Let’s continue looking at pollution concentrations (PM2.5) and income.
You have a county-level dataset containing variables describing exposure to PM2.5 concentrations (from county air pollution monitors) and income (from Census records). A county is said to have bad air quality if the AQI (“Air Quality Index”, a composite measure of different kinds of air pollution) exceeds a threshold. There are separate thresholds for each of the pollutants contained in the AQI.
From the course website, download and open the Week 3 dataset, week3_data_extract.csv. The dataset is a sample from the American Communities Survey and the EPA’s archive of pollution measurements. We’ll focus on three variables:
medianHouseholdIncome describes the county-level median household annual income (i.e. calculate the annual incomes of all the housholds in a county and select the median value) in 2021.
pm2.5_pct_average describes the proportion of days in 2011-2021 with bad air quality which were due to PM2.5 exceeding the threshold (i.e. the probability a given bad air quality day in 2011-2021 was due to PM2.5).
noHealthInsurance_pct describes the proportion of households which report not having health insurance in 2021.
You may find the Week 3.1 and 3.2 notes Rmd files helpful in writing code for some of the questions below.
The median is a useful measure of central tendency: it cuts the sample into two equally-sized pieces. Quartiles are a finer measure: they cut the sample into four equally-sized pieces. Percentiles are finer still: one hundred equally-sized pieces. You could imagine a family of similar measures, each cutting the sample into sets of differently (not necessarily equally) sized pieces.

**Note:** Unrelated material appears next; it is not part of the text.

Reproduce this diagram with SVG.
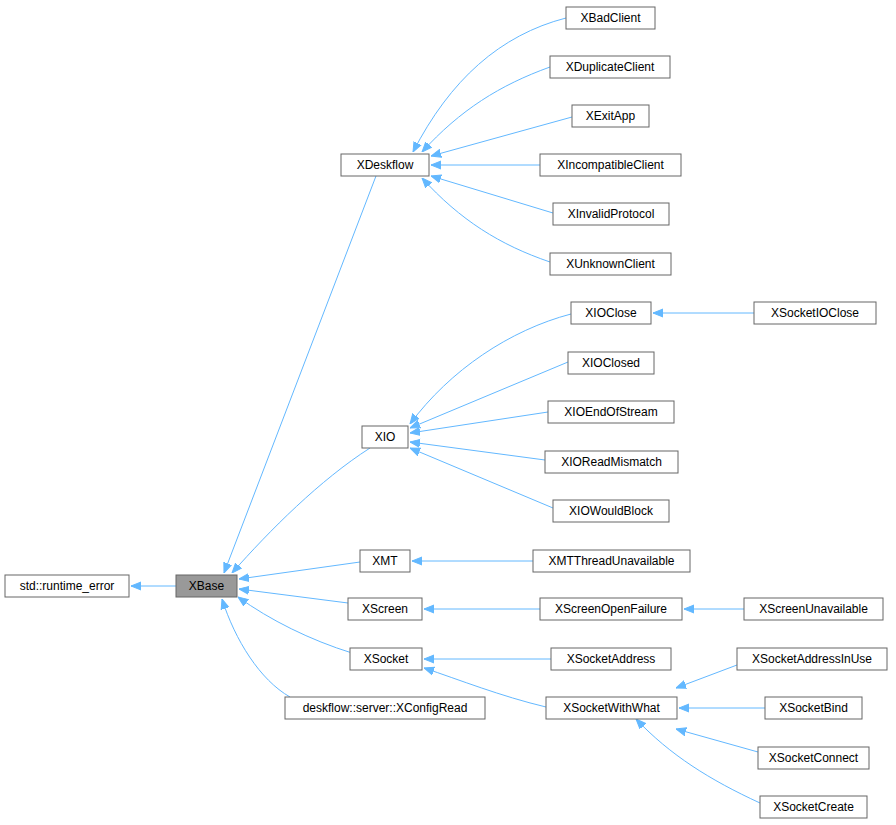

Quantiles generalize this idea in a simple way. The \(p\) “quantile” cuts the sample into two pieces of \(100p\%\) and \(100(1-p)\%\). A combination of quantiles can represent any segmentation of the sample based on segment size. The median is the \(0.5\) quantile. Quartiles are the set of seq(0.1, 1, by=0.1) quantiles. Percentiles are the seq(0.1, 1, by=0.01) quantiles.
The following chunk creates an indicator variable called above_median which is \(1\) if a county has medianHouseholdIncome above the national median income and \(0\) otherwise.
# The ifelse() function takes three arguments: a condition which can be TRUE/FALSE; an output if TRUE; an output if FALSE. Run ?ifelse to learn more.
data_grpd <- data %>%
mutate(above_median = ifelse(medianHouseholdIncome > quantile(medianHouseholdIncome, probs=0.5), 1, 0))
data_grpd
## # A tibble: 1,114 × 7
## County State FIPS pm2.5_pct_average noHealthInsuranc… medianHouseholdI… above_median
## <chr> <chr> <dbl> <dbl> <dbl> <dbl> <dbl>
## 1 Abbeville South Carolina 45001 0 11.1 38741 0
## 2 Ada Idaho 16001 22.2 8.27 66293 1
## 3 Adair Oklahoma 40001 37.9 27.0 34695 0
## 4 Adams Colorado 8001 13.3 10.1 71202 1
## 5 Adams Illinois 17001 0.732 4.74 52993 0
## 6 Adams Mississippi 28001 15.2 15.1 29936 0
## 7 Adams Ohio 39001 89.9 7.60 39079 0
## 8 Adams Pennsylvania 42001 35.2 5.58 67253 1
## 9 Adams Washington 53001 100 16.5 48294 0
## 10 Aiken South Carolina 45003 0 10.2 51399 0
## # … with 1,104 more rows
Exercise: Make a variable called deciles. deciles should be \(1\) for the \(0.1\) quantile, 2 for the \(0.2\) quantile, and so on until \(10\) for the \(1\) quantile. (You can do this using ifelse to progressively update the same variable in a mutate.)
Let’s get a sense of the distribution of PM2.5 concentrations across different income groups.
Exercise: Make dot-and-whiskers plots of PM2.5 concentrations by income group using above_median and deciles.
- Use the mean PM2.5 level by group as the dots and \(1.96\) times the standard deviation by group as the whiskers.
- (If you do this with summarise, then save the output in a new object (don’t overwrite data_grpd). The next question will be easier if you can reuse data_grpd.)
Discuss as a group: How would you describe the distribution of PM2.5 concentrations? Do you see evidence of environmental inequality?
Let’s repeat these steps to describe the relationship between health insurance coverage and income.
Exercise: Using the same income groupings but now make dot-and-whiskers plots of health insurance coverage by income group using above_median and deciles.
- Use the mean proportion of people without health insurance by income group as the dots and \(1.96\) times the standard deviation by group as the whiskers.
Discuss as a group: How would you describe the distribution of health insurance by income? How does it compare to the distribution of PM2.5 concentrations by income?
What might be driving these patterns? How might they interact? What data would you need to test your ideas?